This Algorithm Finds Ways to Make Life-Saving Drugs While Avoiding Patents
The researchers expect the algorithm will be used to both create stronger patents and navigate around existing pharmaceutical patents.
A team of Polish and South Korean researchers made a computer program that develops new production methods for existing life-saving drugs without infringing on the drug patents of pharmaceutical companies.
The researchers expect that their new method may be used to create even more robust pharmaceutical patents in the future. On the flipside, though, they acknowledge that their work could be used to “[navigate] around patented methodologies” as well.
Pharmaceutical companies spend tens of billions of dollars each year researching methods of producing drugs that maximize the amount produced, guarantee its purity, and reduce costs. These patented methods of producing drugs—-known as synthetic pathways—are arguably a pharmaceutical company’s most valuable property.
Creating a new synthetic pathway to a desired molecule, or “target,” used to be a painstaking task that required hundreds of hours of research from some of the world’s brightest chemists. In 2012, however, a software program called Chematica was released that was able to find new and highly efficient synthetic pathways to arbitrary target molecules by drawing on over 250 years of published research on chemical reactions.
Chematica, which was acquired by MilliporeSigma—a subsidiary of the German pharma giant the Merck Group (Merck KGaA)—in 2017, not only greatly expedited the process of discovering new synthetic pathways to a drug, but it also allowed pharmaceutical companies to create airtight patents around newly-developed drugs by locking down multiple synthetic pathways that produce the same substance.
Yet as detailed in a paper published Thursday in Chem, these patents on synthetic pathways were not as airtight as they once seemed. A team of researchers demonstrated that Chematica can also be used to discover new synthetic pathways that avoid the patented part of drug synthesis for a number of incredibly valuable pharmaceuticals. The idea is that these methods, too, may be included in a patent.

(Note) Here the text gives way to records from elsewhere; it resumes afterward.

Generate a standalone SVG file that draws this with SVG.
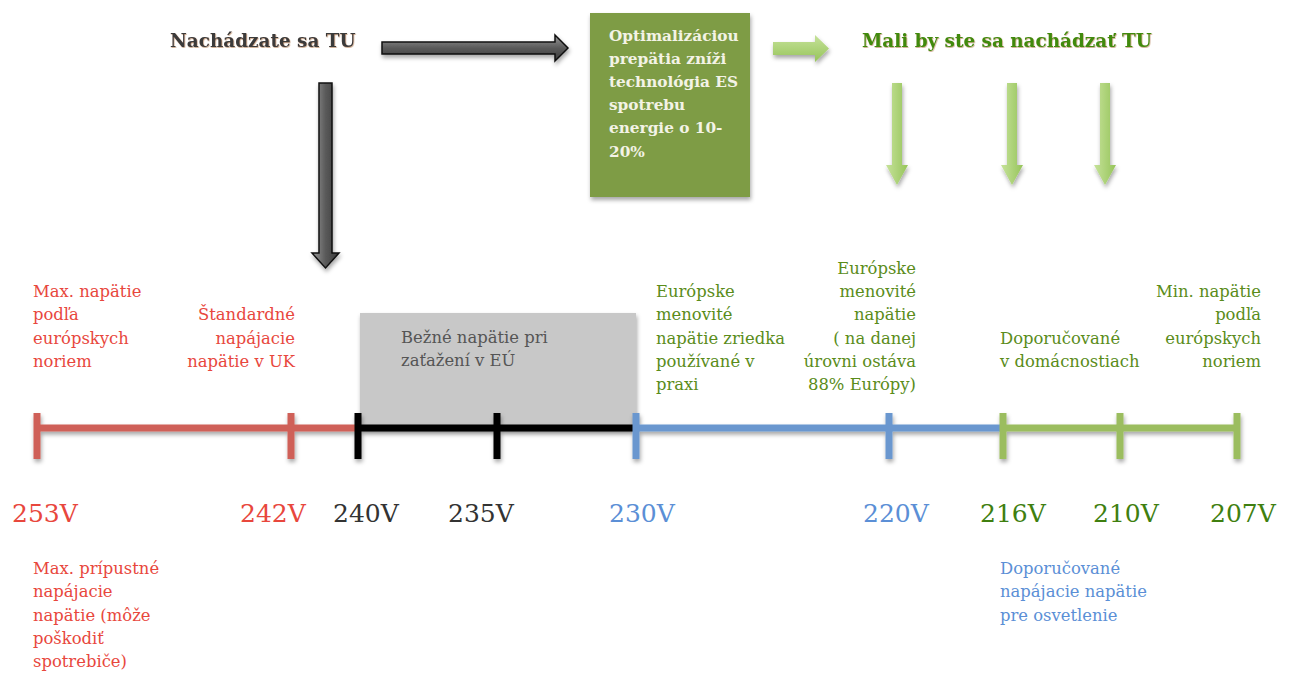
<svg xmlns="http://www.w3.org/2000/svg" width="1290" height="673" viewBox="0 0 1290 673">
<defs>
<filter id="sh" x="-20%" y="-20%" width="140%" height="160%">
<feDropShadow dx="1" dy="3" stdDeviation="2" flood-color="#000" flood-opacity="0.35"/>
</filter>
<filter id="tsh" x="-5%" y="-20%" width="110%" height="140%">
<feDropShadow dx="0.6" dy="0.8" stdDeviation="0.5" flood-color="#a0602a" flood-opacity="0.6"/>
</filter>
<linearGradient id="gh" x1="0" y1="0" x2="0" y2="1">
<stop offset="0" stop-color="#9a9a9a"/><stop offset="0.5" stop-color="#5a5a5a"/><stop offset="1" stop-color="#3a3a3a"/>
</linearGradient>
<linearGradient id="gv" x1="0" y1="0" x2="1" y2="0">
<stop offset="0" stop-color="#9a9a9a"/><stop offset="0.5" stop-color="#5a5a5a"/><stop offset="1" stop-color="#3a3a3a"/>
</linearGradient>
<linearGradient id="ggh" x1="0" y1="0" x2="0" y2="1">
<stop offset="0" stop-color="#c6e29a"/><stop offset="1" stop-color="#96c45a"/>
</linearGradient>
<linearGradient id="ggv" x1="0" y1="0" x2="1" y2="0">
<stop offset="0" stop-color="#c6e29a"/><stop offset="1" stop-color="#96c45a"/>
</linearGradient>
</defs>
<style>
text{font-family:"DejaVu Serif","Liberation Serif",serif}
.lbl{font-size:16.4px}
.red{fill:#e8473d}
.grn{fill:#5a8c1a}
.blu{fill:#5b8fd6}
.drk{fill:#555}
.volt{font-size:25px}
.title{font-size:18.4px;font-weight:bold}
.box{font-size:15.3px;font-weight:bold;fill:#f3f3e6}
.ln{stroke-width:7;fill:none}
</style>

<g id="title-here">
<text class="title" x="170" y="47" fill="#3a3a3a" filter="url(#tsh)">Nachádzate sa TU</text>
</g>
<g id="title-should">
<text class="title" x="862" y="47" fill="#3f8a10" filter="url(#tsh)">Mali by ste sa nachádzať TU</text>
</g>

<g id="opt-box">
<rect x="590" y="13" width="160" height="184" fill="#7e9c45" filter="url(#sh)"/>
<text class="box" x="609" y="41">Optimalizáciou</text>
<text class="box" x="609" y="64">prepätia zníži</text>
<text class="box" x="609" y="87">technológia ES</text>
<text class="box" x="609" y="110">spotrebu</text>
<text class="box" x="609" y="133">energie o 10-</text>
<text class="box" x="609" y="157">20%</text>
</g>

<g id="band-box">
<rect x="360" y="313" width="276" height="115" fill="#c8c8c8" filter="url(#sh)"/>
<text class="lbl drk" x="401" y="343">Bežné napätie pri</text>
<text class="lbl drk" x="401" y="366">zaťažení v EÚ</text>
</g>

<g id="connectors">
<path d="M382,42 H555 V35 L568,48 L555,61 V54 H382 Z" fill="url(#gh)" stroke="#111" stroke-width="1.5" filter="url(#sh)"/>
<path d="M319,83 H332 V253 H339 L325.5,268 L312,253 H319 Z" fill="url(#gv)" stroke="#111" stroke-width="1.5" filter="url(#sh)"/>
<path d="M773,42 H815 V35 L829,48.5 L815,62 V55 H773 Z" fill="url(#ggh)" filter="url(#sh)"/>
<path d="M892,83 H902 V165 H908 L897,185 L886,165 H892 Z" fill="url(#ggv)" filter="url(#sh)"/>
<path d="M1007,83 H1017 V165 H1023 L1012,185 L1001,165 H1007 Z" fill="url(#ggv)" filter="url(#sh)"/>
<path d="M1100,83 H1110 V165 H1116 L1105,185 L1094,165 H1100 Z" fill="url(#ggv)" filter="url(#sh)"/>
</g>

<g id="scale" filter="url(#sh)">
<path class="ln" d="M37,428 H358 M37,413 V459 M291,413 V459" stroke="#cf6159"/>
<path class="ln" d="M358,428 H636 M358,413 V459 M497,413 V459" stroke="#000"/>
<path class="ln" d="M636,428 H1003 M636,413 V459 M889,413 V459" stroke="#6a97cf"/>
<path class="ln" d="M1003,428 H1237 M1003,413 V459 M1120,413 V459 M1237,413 V459" stroke="#9bbd5e"/>
</g>

<g id="volts">
<text class="volt red" x="12" y="522">253V</text>
<text class="volt red" x="240" y="522">242V</text>
<text class="volt" x="333" y="522" fill="#333">240V</text>
<text class="volt" x="448" y="522" fill="#333">235V</text>
<text class="volt blu" x="609" y="522">230V</text>
<text class="volt blu" x="863" y="522">220V</text>
<text class="volt" x="980" y="522" fill="#3f7f10">216V</text>
<text class="volt" x="1093" y="522" fill="#3f7f10">210V</text>
<text class="volt" x="1210" y="522" fill="#3f7f10">207V</text>
</g>

<g id="lbl-max">
<text class="lbl red" x="33" y="297">Max. napätie</text>
<text class="lbl red" x="33" y="320">podľa</text>
<text class="lbl red" x="33" y="344">európskych</text>
<text class="lbl red" x="33" y="367">noriem</text>
</g>
<g id="lbl-uk" text-anchor="end">
<text class="lbl red" x="295" y="320">Štandardné</text>
<text class="lbl red" x="295" y="344">napájacie</text>
<text class="lbl red" x="295" y="367">napätie v UK</text>
</g>
<g id="lbl-230">
<text class="lbl grn" x="656" y="297">Európske</text>
<text class="lbl grn" x="656" y="320">menovité</text>
<text class="lbl grn" x="656" y="344">napätie zriedka</text>
<text class="lbl grn" x="656" y="367">používané v</text>
<text class="lbl grn" x="656" y="390">praxi</text>
</g>
<g id="lbl-220" text-anchor="end">
<text class="lbl grn" x="916" y="274">Európske</text>
<text class="lbl grn" x="916" y="297">menovité</text>
<text class="lbl grn" x="916" y="320">napätie</text>
<text class="lbl grn" x="916" y="344">( na danej</text>
<text class="lbl grn" x="916" y="367">úrovni ostáva</text>
<text class="lbl grn" x="916" y="390">88% Európy)</text>
</g>
<g id="lbl-home">
<text class="lbl grn" x="1000" y="344">Doporučované</text>
<text class="lbl grn" x="1000" y="367">v domácnostiach</text>
</g>
<g id="lbl-min" text-anchor="end">
<text class="lbl grn" x="1261" y="297">Min. napätie</text>
<text class="lbl grn" x="1261" y="320">podľa</text>
<text class="lbl grn" x="1261" y="344">európskych</text>
<text class="lbl grn" x="1261" y="367">noriem</text>
</g>
<g id="lbl-maxperm">
<text class="lbl red" x="33" y="574">Max. prípustné</text>
<text class="lbl red" x="33" y="597">napájacie</text>
<text class="lbl red" x="33" y="621">napätie (môže</text>
<text class="lbl red" x="33" y="644">poškodiť</text>
<text class="lbl red" x="33" y="667">spotrebiče)</text>
</g>
<g id="lbl-light">
<text class="lbl blu" x="1000" y="574">Doporučované</text>
<text class="lbl blu" x="1000" y="597">napájacie napätie</text>
<text class="lbl blu" x="1000" y="621">pre osvetlenie</text>
</g>
</svg>
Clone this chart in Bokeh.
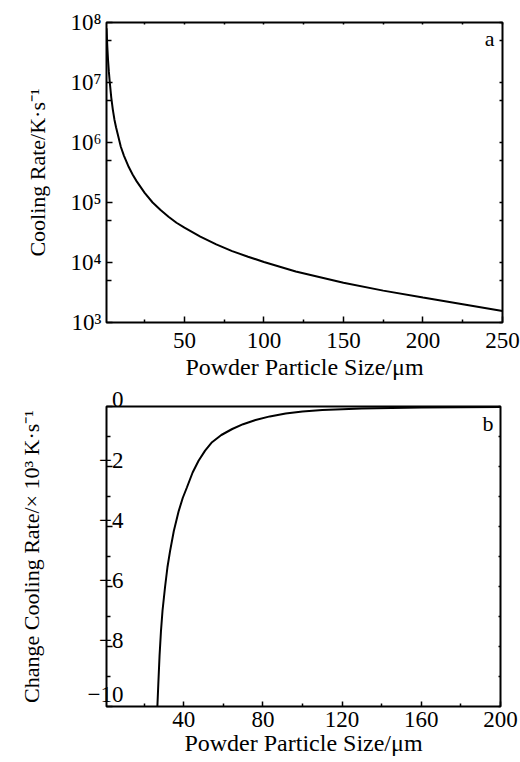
from bokeh.plotting import figure
from bokeh.models import Range1d, LogAxis, LinearAxis, FixedTicker, Label
from bokeh.layouts import column
from bokeh.embed import file_html
from bokeh.resources import INLINE

# ---------------- data: panel a ----------------
size_a = [1.0, 1.5, 2, 2.5, 3, 4, 5, 6, 7, 8, 10, 12, 15, 17.5, 20, 25, 30,
          35, 40, 45, 50, 60, 70, 80, 90, 100, 120, 150, 175, 200, 225, 250]
rate_a = [8.0e7, 4.0e7, 2.3e7, 1.5e7, 1.05e7, 5.6e6, 3.5e6, 2.4e6, 1.8e6,
          1.4e6, 8.5e5, 6.0e5, 3.9e5, 2.9e5, 2.25e5, 1.45e5, 1.0e5, 7.5e4,
          5.8e4, 4.6e4, 3.8e4, 2.7e4, 2.0e4, 1.55e4, 1.25e4, 1.02e4, 7.1e3,
          4.6e3, 3.4e3, 2.6e3, 2.02e3, 1.55e3]
xticks_a = [50, 100, 150, 200, 250]
xminor_a = [25, 75, 125, 175, 225]
yticks_a = [1e3, 1e4, 1e5, 1e6, 1e7, 1e8]
yminor_a = [5e3, 5e4, 5e5, 5e6, 5e7]
ylabels_a = ["10³", "10⁴", "10⁵", "10⁶", "10⁷", "10⁸"]

# ---------------- data: panel b ----------------
size_b = [26.7, 27.2, 27.8, 28.5, 29.3, 30.6, 31.8, 33.1, 35.0, 37.4, 39.5,
          41.6, 44.5, 47.5, 50.8, 54.3, 59.0, 64.5, 70.0, 76.3, 83.5, 91.5,
          100, 110, 130, 160, 200]
rate_b = [-10.0, -9.2, -8.3, -7.5, -6.8, -6.0, -5.35, -4.82, -4.15, -3.5, -3.05,
          -2.70, -2.2, -1.81, -1.47, -1.19, -0.95, -0.75, -0.59, -0.45, -0.33,
          -0.23, -0.17, -0.12, -0.07, -0.035, -0.015]
xticks_b = [40, 80, 120, 160, 200]
xminor_b = [20, 60, 100, 140, 180]
yticks_b = [-10, -8, -6, -4, -2, 0]
yminor_b = [-9, -7, -5, -3, -1]
ylabels_b = ["−10", "−8", "−6", "−4", "−2", "0"]
# trailing empty lines lift each label above its tick, as in the original
ylift_b = [2, 1, 1, 1, 1, 3]

FONT = "Liberation Serif"
TICK_FS = "23px"
XLAB_FS = "24px"
YLAB_FS = "22px"


def style_axis(ax, tick_in=6, minor_in=3):
    ax.major_tick_in = tick_in
    ax.major_tick_out = 0
    ax.minor_tick_in = minor_in
    ax.minor_tick_out = 0
    ax.axis_line_color = None
    ax.major_tick_line_color = "black"
    ax.major_tick_line_width = 1.5
    ax.minor_tick_line_color = "black"
    ax.minor_tick_line_width = 1.5
    ax.major_label_text_font = FONT
    ax.major_label_text_font_size = TICK_FS
    ax.major_label_text_color = "black"
    ax.axis_label_text_font = FONT
    ax.axis_label_text_font_size = YLAB_FS
    ax.axis_label_text_font_style = "normal"
    ax.axis_label_text_color = "black"


def base_style(p):
    p.xgrid.visible = False
    p.ygrid.visible = False
    p.outline_line_color = "black"
    p.outline_line_width = 2
    p.background_fill_color = "white"
    p.border_fill_color = "white"


# ---------------- panel a ----------------
p1 = figure(frame_width=396, frame_height=300, y_axis_type="log",
            x_range=Range1d(1, 250), y_range=Range1d(1e3, 1e8),
            output_backend="svg", toolbar_location=None,
            min_border_left=106, min_border_right=18,
            min_border_top=22, min_border_bottom=64)
base_style(p1)
p1.line(size_a, rate_a, line_color="black", line_width=2)

xa = p1.xaxis[0]
xa.ticker = FixedTicker(ticks=xticks_a, minor_ticks=xminor_a)
xa.axis_label = "Powder Particle Size/μm"
style_axis(xa)
xa.axis_label_text_font_size = XLAB_FS
xa.major_label_standoff = 10
xa.axis_label_standoff = 3

ya = p1.yaxis[0]
ya.ticker = FixedTicker(ticks=yticks_a, minor_ticks=yminor_a)
ya.major_label_overrides = {t: s for t, s in zip(yticks_a, ylabels_a)}
ya.axis_label = "Cooling Rate/K·s⁻¹"
style_axis(ya, 6, 5)
ya.major_label_standoff = 5
ya.axis_label_standoff = 17

ra = LogAxis(ticker=FixedTicker(ticks=yticks_a, minor_ticks=yminor_a))
style_axis(ra, 3, 3)
ra.major_label_text_color = None
p1.add_layout(ra, "right")

ta = LinearAxis(ticker=FixedTicker(ticks=xticks_a, minor_ticks=xminor_a))
style_axis(ta, 2, 2)
ta.major_label_text_color = None
p1.add_layout(ta, "above")

p1.add_layout(Label(x=p1.x_range.end, y=p1.y_range.end, text="a",
                    x_offset=-8, y_offset=-3,
                    text_align="right", text_baseline="top",
                    text_font=FONT, text_font_size=YLAB_FS, text_color="black"))

# ---------------- panel b ----------------
p2 = figure(frame_width=394, frame_height=300,
            x_range=Range1d(1, 200), y_range=Range1d(-10, 0),
            output_backend="svg", toolbar_location=None,
            min_border_left=101, min_border_right=25,
            min_border_top=20, min_border_bottom=56)
base_style(p2)
p2.line(size_b, rate_b, line_color="black", line_width=2)

xb = p2.xaxis[0]
xb.ticker = FixedTicker(ticks=xticks_b, minor_ticks=xminor_b)
xb.axis_label = "Powder Particle Size/μm"
style_axis(xb, 5, 3)
xb.axis_label_text_font_size = XLAB_FS
xb.major_label_standoff = 5
xb.axis_label_standoff = 0

yb = p2.yaxis[0]
yb.ticker = FixedTicker(ticks=yticks_b, minor_ticks=yminor_b)
yb.major_label_overrides = {t: s + "\n" * k
                            for t, s, k in zip(yticks_b, ylabels_b, ylift_b)}
yb.axis_label = "Change Cooling Rate/× 10³ K·s⁻¹"
style_axis(yb, 6, 4)
yb.major_label_text_line_height = 0.48
yb.major_label_standoff = -17
yb.axis_label_standoff = 41

rb = LinearAxis(ticker=FixedTicker(ticks=yticks_b, minor_ticks=yminor_b))
style_axis(rb, 2, 2)
rb.major_label_text_color = None
p2.add_layout(rb, "right")

p2.add_layout(Label(x=p2.x_range.end, y=p2.y_range.end, text="b",
                    x_offset=-7, y_offset=-4,
                    text_align="right", text_baseline="top",
                    text_font=FONT, text_font_size=YLAB_FS, text_color="black"))

layout = column(p1, p2)
open("out.html", "w").write(file_html(layout, INLINE))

“When we started this project I was somewhat skeptical that the machine would find any viable synthetic alternatives,” Bartosz Grzybowski, the lead developer of Chematica and co-author of the research, said in a statement. “After all these are blockbuster drugs worth gazillions of dollars, and I was sure that the respective companies had covered the patent space so densely that no loopholes remained.”
The technique used by Grzybowski and his colleagues is known as retrosynthesis. Whereas normal synthesis involves beginning with a handful of substances and figuring out how to combine them in ways that will lead to a given target molecule, retrosynthesis begins with the target molecule and works backwards to discover new pathways.
To make this happen, the researchers used Chematica’s already-existing synthesis software, but blocked off certain patented steps in the synthesis pathways of various drugs. This forced the system to come up with creative solutions to produce the same molecule that avoided patent restrictions on the pathway.
Gryzbowski and his colleagues tested their retrosynthetic program on three major commercial medicines: linezolid, a last-resort antibiotic; sitagliptin, an antidiabetic drug; and panobinostat, a treatment for multiple myeloma. Taken together, these drugs are worth billions of dollars in annual revenue. Sitagliptin alone brought in nearly $4 billion for Merck in 2015.
While drug companies now have a way to create even stronger patents at their disposal, the researchers note that the same tool could be used more subversively. Meanwhile, determined individuals are still skirting the law to make their own drugs.
Correction: A previous version of this article stated that Chematica was acquired by Merck, when it was in fact acquired by MilliporeSigma, a life sciences subsidiary of the Merck Group (Merck KGaA). "Merck" is the legal trademark of Merck & Co., a US and Canadian pharmaceutical company that is unaffiliated with the German pharmaceutical company The Merck Group (Merck KGaA).